De ahí, que Podemos y otros movimientos más locales se definan en negativo como
ni de izquierdas ni de derechas.
Lo
dicho anteriormente no significa que no existan causas objetivas para el
nacimiento de esta nueva ilusión política. El espacio transformador de la
izquierda ha quedado huérfano desde hace mucho tiempo y las estructuras
partidarias tradicionales no han sabido ver lo que se venía encima. Por decirlo
en términos coloquiales, ya no tienen gasolina en su depósito ideológico para
alcanzar destinos de largo recorrido. La han dejado en la cuneta del
posibilismo y del contacto permanente con el sistema imperante. Actualmente no
tiene distancia para analizar la realidad con miradas críticas y rebeldes.
A
los datos objetivos reseñados cabría añadir otro aspecto muy importante. El
hueco dejado por las izquierdas tradicionales no ha sido un vacío que se haya
llenado desde la espontaneidad absoluta. El régimen sabe muy bien (léase la
derecha y los poderes económicos) que una de sus bazas principales es dividir a
la izquierda. Divide y vencerás sigue funcionando a las mil maravillas. Por esa
razón, ha aupado mediáticamente a los altares a líderes de nuevo cuño con
publicidad y alevosía manifiesta. No hace falta citar nombres, son de dominio
público. La estrategia de la derecha es artera, pero muy efectiva.
Ni
de izquierdas ni de derechas puede ser una táctica que a corto plazo pueda
obtener resultados electorales convincentes, aunque cuesta creer que los
adalides de tal estrategia lleguen a reunir una mayoría pujante que trastoque
los planes y proyectos del sistema capitalista. Es cierto que parten de un dato
objetivo incontestable: la masa trabajadora no tiene conciencia de clase activa
y está inmersa o colonizada por tics capitalistas muy sólidos. El ideario
capitalista penetra los tuétanos y las mentes de la inmensa mayoría. Esto es
obvio e irrefutable.
Ante
este panorama tan desalentador y propicio a aventuras políticas transformadoras
originales, lo mejor es (sería) hacer de la necesidad virtud y aprovechar el
tirón de oportunidad que ofrece la crisis para plasmar mayorías de conveniencia
rápidas sin entrar en escabrosas discusiones ideológicas de fondo. La jugada
parece inteligente, sin embargo una pregunta surge de inmediato como puñetazo
en pleno rostro: ¿son tan tontos los poderes hegemónicos y las derechas como
para quedarse inmóviles ante una argucia que podría despojarlos de sus
posiciones consolidadas y su estatus preferente?
En
ese sentido, los populismos al alza que basan su programa en la indefinición
ideológica diciendo a la gente lo que desea oír sin desgranar su programa
político, sus bases ideológicas de partida y el modelo de sociedad que
pretenden, más bien parece ingenuidad y posibilismo estético que un proyecto
serio y duradero de transformación de la sociedad.
Da
la sensación a priori de que la categoría ciudadano/a carece de peso específico
para nutrir ideológicamente un programa político radical hondo y auténtico. La
suma de cualquieras individuales y dispersos en una hipotética igualdad de
condiciones de partida no parece ser un nexo demasiado fuerte para formar un
colectivo que tenga conciencia de sí propia y con porvenir a largo plazo.

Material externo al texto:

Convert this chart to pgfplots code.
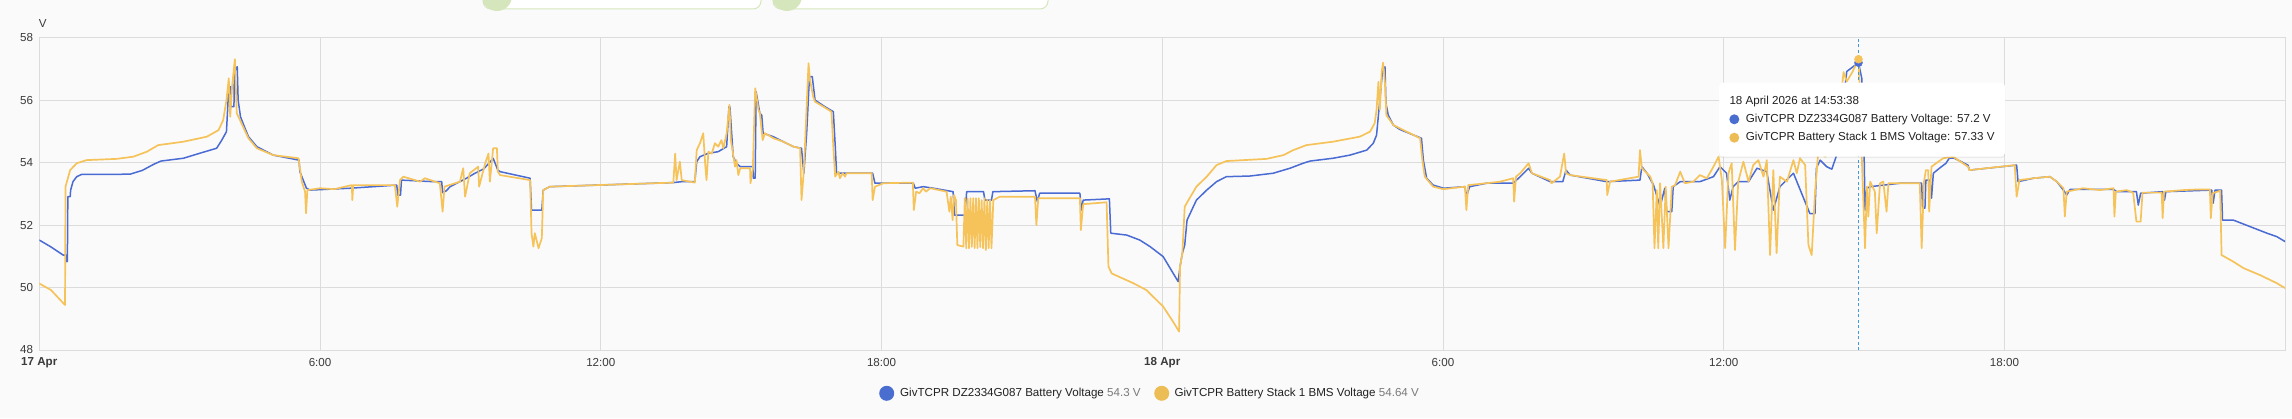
\documentclass[border=0pt]{standalone}
\usepackage{pgfplots}
\pgfplotsset{compat=1.18}
\usepackage{fontspec}
\setmainfont{Liberation Sans}
\usetikzlibrary{shadows}
\definecolor{bgc}{HTML}{FAFAFA}
\definecolor{gridc}{HTML}{DCDCDC}
\definecolor{labc}{HTML}{3A3A3A}
\definecolor{txtc}{HTML}{212121}
\definecolor{valc}{HTML}{7A7A7A}
\definecolor{blueS}{HTML}{4A6BD3}
\definecolor{yelS}{HTML}{F5C35A}
\definecolor{blueL}{HTML}{4A6ED0}
\definecolor{yelL}{HTML}{EDBD55}
\definecolor{greenc}{HTML}{D5E6BC}
\definecolor{dashc}{HTML}{3D9BE0}
\newcommand\f{\fontsize{11.6pt}{13pt}\selectfont}
\pgfplotstableread{
h v
0 51.52
0.25 51.30
0.51 51.04
0.58 51.04
0.58 50.83
0.60 50.83
0.61 52.91
0.66 52.91
0.67 53.12
0.72 53.39
0.80 53.55
0.90 53.62
1.20 53.62
1.94 53.63
2.20 53.75
2.45 53.95
2.60 54.05
3.08 54.14
3.43 54.30
3.79 54.46
3.90 54.72
4.00 54.99
4.05 56.43
4.09 56.43
4.10 55.79
4.16 55.79
4.17 56.91
4.23 57.07
4.25 56.00
4.30 55.47
4.37 55.20
4.47 54.83
4.65 54.51
5.00 54.24
5.55 54.08
5.57 53.71
5.64 53.44
5.71 53.18
5.79 53.12
6.64 53.18
7.64 53.28
7.66 52.96
7.72 52.96
7.74 53.44
8.42 53.39
8.60 53.39
8.62 53.04
8.70 53.10
8.78 53.23
9.13 53.50
9.30 53.65
9.50 53.80
9.65 54.05
9.70 54.14
9.80 53.76
9.85 53.71
10.49 53.50
10.52 52.48
10.74 52.48
10.77 53.12
10.91 53.23
13.55 53.36
13.73 53.39
14.01 53.39
14.05 54.03
14.12 54.19
14.30 54.30
14.51 54.35
14.69 54.51
14.74 55.79
14.76 55.79
14.83 54.19
14.90 53.98
14.98 53.87
15.25 53.87
15.26 53.50
15.30 53.50
15.32 56.27
15.40 55.58
15.44 55.52
15.47 54.94
15.69 54.83
15.90 54.67
16.12 54.51
16.29 54.46
16.34 53.66
16.40 54.94
16.46 56.75
16.52 56.75
16.58 56.00
16.79 55.79
16.97 55.63
17.01 54.56
17.04 53.66
17.81 53.66
17.86 53.34
18.68 53.34
18.72 53.18
18.89 53.23
19.11 53.18
19.53 53.07
19.56 52.32
19.78 52.32
19.82 53.07
20.18 53.07
20.21 52.80
20.35 52.80
20.38 53.07
21.28 53.10
21.33 52.75
21.38 53.02
22.24 53.02
22.27 52.48
22.31 52.80
22.87 52.84
22.90 51.74
23.24 51.68
23.52 51.52
23.74 51.31
24.02 50.99
24.34 50.19
24.38 50.67
24.43 51.10
24.48 51.36
24.53 52.16
24.63 52.48
24.73 52.80
24.95 53.12
25.16 53.39
25.37 53.55
25.87 53.57
26.37 53.66
26.73 53.82
27.01 53.98
27.16 54.05
27.65 54.14
28.01 54.24
28.37 54.40
28.51 54.62
28.58 54.88
28.65 56.00
28.71 56.97
28.76 57.07
28.78 55.90
28.83 55.52
28.94 55.20
29.08 55.06
29.54 54.78
29.58 54.08
29.65 53.50
29.79 53.28
30.01 53.18
30.47 53.23
30.50 52.91
30.57 53.23
30.93 53.34
31.22 53.34
31.50 53.34
31.65 53.55
31.83 53.82
31.90 53.66
32.29 53.39
32.56 53.39
32.63 53.76
32.72 53.60
33.50 53.39
34.21 53.44
34.25 53.87
34.36 53.66
34.50 53.28
34.64 52.59
34.74 53.18
34.78 52.43
34.89 52.43
34.92 53.23
35.07 53.39
35.49 53.39
35.78 53.55
35.92 53.87
36.06 53.66
36.13 52.80
36.20 53.23
36.31 53.39
36.53 53.39
36.71 53.82
36.92 53.71
37.06 52.48
37.20 53.23
37.49 53.66
37.84 52.37
37.95 52.37
37.98 53.82
38.06 54.08
38.20 53.87
38.31 53.79
38.45 54.40
38.55 55.90
38.63 56.92
38.88 57.20
38.95 56.70
39.00 54.30
39.02 52.48
39.06 53.18
39.13 53.23
39.77 53.34
40.23 53.34
40.25 52.54
40.30 52.54
40.32 53.44
40.41 53.44
40.44 52.86
40.48 53.66
40.61 53.82
40.75 53.98
40.82 54.14
40.93 54.14
41.22 53.92
41.25 53.76
42.26 53.92
42.29 53.39
42.62 53.50
42.97 53.55
43.12 53.39
43.26 53.12
43.33 52.96
43.40 53.14
44.33 53.14
44.40 53.07
44.82 53.07
44.86 52.64
44.91 53.02
45.38 53.07
45.42 52.80
45.45 53.07
46.43 53.12
46.46 52.70
46.50 53.12
46.64 53.12
46.66 52.16
46.89 52.16
47.25 51.95
47.61 51.74
47.82 51.63
48.00 51.47
}\blue
\pgfplotstableread{
h v
0 50.13
0.25 49.92
0.55 49.44
0.56 53.23
0.66 53.76
0.80 53.98
1.01 54.08
1.65 54.12
2.01 54.19
2.30 54.35
2.54 54.56
3.08 54.67
3.58 54.83
3.83 55.04
3.93 55.36
4.00 56.00
4.05 56.70
4.08 55.47
4.12 56.43
4.18 57.31
4.22 55.58
4.29 55.36
4.47 54.78
4.65 54.46
5.00 54.24
5.54 54.14
5.61 53.39
5.68 53.07
5.70 52.38
5.73 53.12
6.00 53.18
6.30 53.15
6.68 53.28
6.69 52.80
6.71 53.28
7.60 53.28
7.65 52.59
7.71 53.44
7.78 53.55
8.14 53.39
8.24 53.50
8.56 53.34
8.62 52.43
8.66 53.23
8.99 53.39
9.06 53.82
9.10 52.91
9.20 53.66
9.38 53.87
9.40 53.23
9.53 53.98
9.60 54.29
9.63 53.39
9.70 54.46
9.78 54.46
9.80 53.71
9.85 53.60
10.49 53.44
10.52 51.74
10.56 51.31
10.59 51.74
10.67 51.26
10.74 51.58
10.77 53.12
10.91 53.23
13.55 53.36
13.59 54.29
13.62 53.44
13.69 54.03
13.73 53.44
14.01 53.36
14.05 54.40
14.12 54.62
14.19 54.94
14.23 53.98
14.26 53.44
14.30 54.35
14.37 54.29
14.44 54.62
14.51 54.51
14.58 54.72
14.62 54.46
14.69 54.94
14.75 55.85
14.78 54.72
14.87 53.87
14.90 54.08
14.94 53.60
14.98 53.82
15.19 53.82
15.20 53.34
15.25 53.82
15.30 56.38
15.37 55.69
15.40 55.58
15.46 54.72
15.51 54.94
15.69 54.78
15.90 54.67
16.12 54.51
16.26 54.46
16.29 52.80
16.33 53.55
16.36 54.40
16.44 57.18
16.47 56.65
16.54 56.11
16.58 55.95
16.76 55.79
16.93 55.63
16.97 54.51
17.01 53.55
17.08 53.71
17.11 53.50
17.17 53.66
17.22 53.55
17.25 53.66
17.79 53.66
17.81 52.80
17.86 53.23
18.04 53.34
18.67 53.36
18.69 52.48
18.74 53.07
18.81 53.02
18.89 53.18
18.95 53.07
19.04 53.18
19.39 53.07
19.45 52.43
19.48 52.91
19.52 52.16
19.55 52.96
19.59 52.80
19.62 51.36
19.75 51.31
19.78 52.86
19.81 51.26
19.84 52.86
19.87 51.26
19.90 52.86
19.93 51.30
19.96 52.86
19.99 51.26
20.02 52.86
20.05 51.26
20.08 52.86
20.11 51.30
20.14 52.80
20.17 51.26
20.20 52.86
20.23 51.20
20.26 52.80
20.29 51.26
20.32 52.80
20.35 51.26
20.39 52.80
20.53 52.91
21.28 52.91
21.31 52.00
21.35 52.86
22.24 52.86
22.26 51.84
22.31 52.67
22.81 52.73
22.85 50.67
22.92 50.45
23.38 50.14
23.66 49.92
24.02 49.39
24.23 48.91
24.36 48.59
24.38 50.67
24.43 51.10
24.48 52.59
24.56 52.80
24.73 53.23
24.95 53.55
25.16 53.92
25.37 54.05
26.23 54.12
26.59 54.24
26.80 54.40
27.08 54.56
27.65 54.67
28.22 54.83
28.44 54.99
28.54 55.26
28.58 55.69
28.62 56.59
28.65 55.69
28.69 56.91
28.72 57.20
28.76 56.54
28.79 55.52
28.94 55.20
29.51 54.78
29.56 54.08
29.61 53.55
29.79 53.23
30.01 53.15
30.47 53.23
30.50 52.48
30.54 53.28
30.93 53.34
31.22 53.39
31.50 53.50
31.52 52.75
31.56 53.55
31.65 53.66
31.83 53.98
31.90 53.66
32.29 53.44
32.32 53.34
32.50 53.55
32.59 54.29
32.63 53.66
32.72 53.60
33.50 53.44
33.51 52.96
33.57 53.39
34.18 53.55
34.21 54.40
34.25 53.82
34.43 53.55
34.48 53.34
34.52 51.26
34.57 53.12
34.60 51.26
34.64 53.34
34.71 51.26
34.76 53.23
34.82 51.26
34.89 53.23
34.96 53.28
35.07 53.71
35.17 53.34
35.35 53.39
35.49 53.60
35.64 53.50
35.78 53.87
35.89 54.19
35.96 53.44
36.03 51.26
36.10 53.66
36.17 53.98
36.24 51.20
36.31 53.39
36.42 54.03
36.53 53.39
36.63 53.92
36.74 54.08
36.85 53.55
36.92 54.08
36.99 51.04
37.06 53.76
37.13 51.10
37.20 53.55
37.35 53.39
37.49 54.08
37.56 53.66
37.63 54.14
37.74 53.92
37.81 51.36
37.88 51.04
37.95 53.02
38.02 54.35
38.17 54.19
38.30 54.50
38.50 56.00
38.56 56.90
38.63 56.60
38.75 56.90
38.88 57.31
38.92 56.00
38.95 54.19
39.02 51.26
39.06 53.23
39.09 52.27
39.13 53.39
39.23 53.07
39.27 51.74
39.34 53.34
39.41 53.39
39.48 52.43
39.52 53.34
39.77 53.34
40.19 53.34
40.23 51.26
40.28 53.39
40.32 53.76
40.37 53.76
40.39 52.43
40.44 53.87
40.54 53.98
40.69 54.14
40.90 54.19
41.22 53.87
41.25 53.76
42.22 53.92
42.26 52.91
42.32 53.44
42.62 53.50
42.97 53.55
43.12 53.39
43.26 53.18
43.29 52.27
43.33 53.07
43.68 53.18
44.04 53.12
44.33 53.18
44.35 52.27
44.38 53.07
44.61 53.12
44.75 53.04
44.82 52.11
44.91 52.11
44.95 53.04
45.36 53.04
45.38 52.22
45.41 53.07
45.82 53.12
46.11 53.14
46.39 53.14
46.41 52.22
46.45 53.02
46.61 53.10
46.64 51.04
46.89 50.83
47.11 50.62
47.46 50.40
47.82 50.14
48.00 49.98
}\yellow
\begin{document}
\begin{tikzpicture}[x=1pt,y=1pt]
\useasboundingbox (0,0) rectangle (2292,418);
\fill[bgc] (0,0) rectangle (2292,418);
\begin{scope}
\clip (0,0) rectangle (2292,418);
\filldraw[fill=white, draw=greenc, line width=1pt, rounded corners=8pt] (483,435) rectangle (761,409);
\fill[greenc] (497,422) circle (15);
\filldraw[fill=white, draw=greenc, line width=1pt, rounded corners=8pt] (773,435) rectangle (1048,409);
\fill[greenc] (787,422) circle (15);
\end{scope}
\begin{axis}[
  at={(39.3pt,68pt)}, anchor=south west,
  width=2245.9pt, height=312.3pt, scale only axis,
  xmin=0, xmax=48, ymin=48, ymax=58,
  xtick={0,6,12,18,24,30,36,42},
  xticklabels={\textbf{17 Apr},6:00,12:00,18:00,\textbf{18 Apr},6:00,12:00,18:00},
  ytick={48,50,52,54,56,58},
  yticklabels={48,50,52,54,56,58},
  grid=major,
  major grid style={draw=gridc, line width=0.9pt},
  axis line style={draw=gridc, line width=0.9pt},
  major tick length=0pt,
  tick label style={font=\f, text=labc},
  xticklabel style={anchor=center, yshift=-12.7pt, inner sep=0pt},
  yticklabel style={anchor=east, xshift=-6pt, inner sep=0pt},
  clip=true,
]
\addplot[blueS, line width=1.5pt, line join=round] table[x=h,y=v] {\blue};
\addplot[yelS, line width=1.7pt, line join=round] table[x=h,y=v] {\yellow};
\addplot[dashc, line width=0.9pt, dash pattern=on 3pt off 2.5pt] coordinates {(38.88,48) (38.88,58)};
\addplot[only marks, mark=*, mark size=4pt, blueS, mark options={draw=blueS, fill=blueS}] coordinates {(38.88,57.2)};
\addplot[only marks, mark=*, mark size=4pt, yelS, mark options={draw=yelS, fill=yelS}] coordinates {(38.88,57.31)};
\end{axis}
\node[font=\f, text=labc, inner sep=0pt] at (42.7,394) {V};
% tooltip
\fill[white, rounded corners=4pt, drop shadow={shadow xshift=0pt, shadow yshift=-1.5pt, opacity=0.12}] (1719,261.3) rectangle (2005,335.3);
\node[font=\f, text=txtc, anchor=west, inner sep=0pt] at (1729.3,316.3) {18 April 2026 at 14:53:38};
\fill[blueL] (1734.3,298.7) circle (5);
\node[font=\f, text=txtc, anchor=west, inner sep=0pt] at (1745.7,298.7) {GivTCPR DZ2334G087 Battery Voltage: 57.2 V};
\fill[yelL] (1734.3,280.3) circle (5);
\node[font=\f, text=txtc, anchor=west, inner sep=0pt] at (1745.7,280.3) {GivTCPR Battery Stack 1 BMS Voltage: 57.33 V};
% legend
\fill[blueL] (886.7,24.7) circle (7.5);
\node[font=\f, anchor=west, inner sep=0pt] at (900,24.7) {\textcolor{txtc}{GivTCPR DZ2334G087 Battery Voltage} \textcolor{valc}{54.3 V}};
\fill[yelL] (1161.7,24.7) circle (7.5);
\node[font=\f, anchor=west, inner sep=0pt] at (1174.3,24.7) {\textcolor{txtc}{GivTCPR Battery Stack 1 BMS Voltage} \textcolor{valc}{54.64 V}};
\end{tikzpicture}
\end{document}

Desalojar el concepto trabajador/a de la noche a la mañana, sin sustento
ideológico previo y razonado, arroja interrogantes muy profundos sobre los
populismos y movimientos nacientes o en ciernes.
Olvidar
que todo el edificio capitalista se levanta desde la explotación laboral es
caer en la falacia posmoderna del relato individual biempensante. Los derechos
no surgen de la nada ni de la espontaneidad inocente ni son obra de éticas
formidables e irrefutables de orden natural. ¿Para qué queremos derechos si no
tenemos un trabajo digno? ¿De dónde surgirán los derechos si no creamos riqueza
social desde el trabajo personal y colectivo? El ser ciudadano/a es una
entelequia evasiva mientras que ser trabajador/a es una realidad ineludible.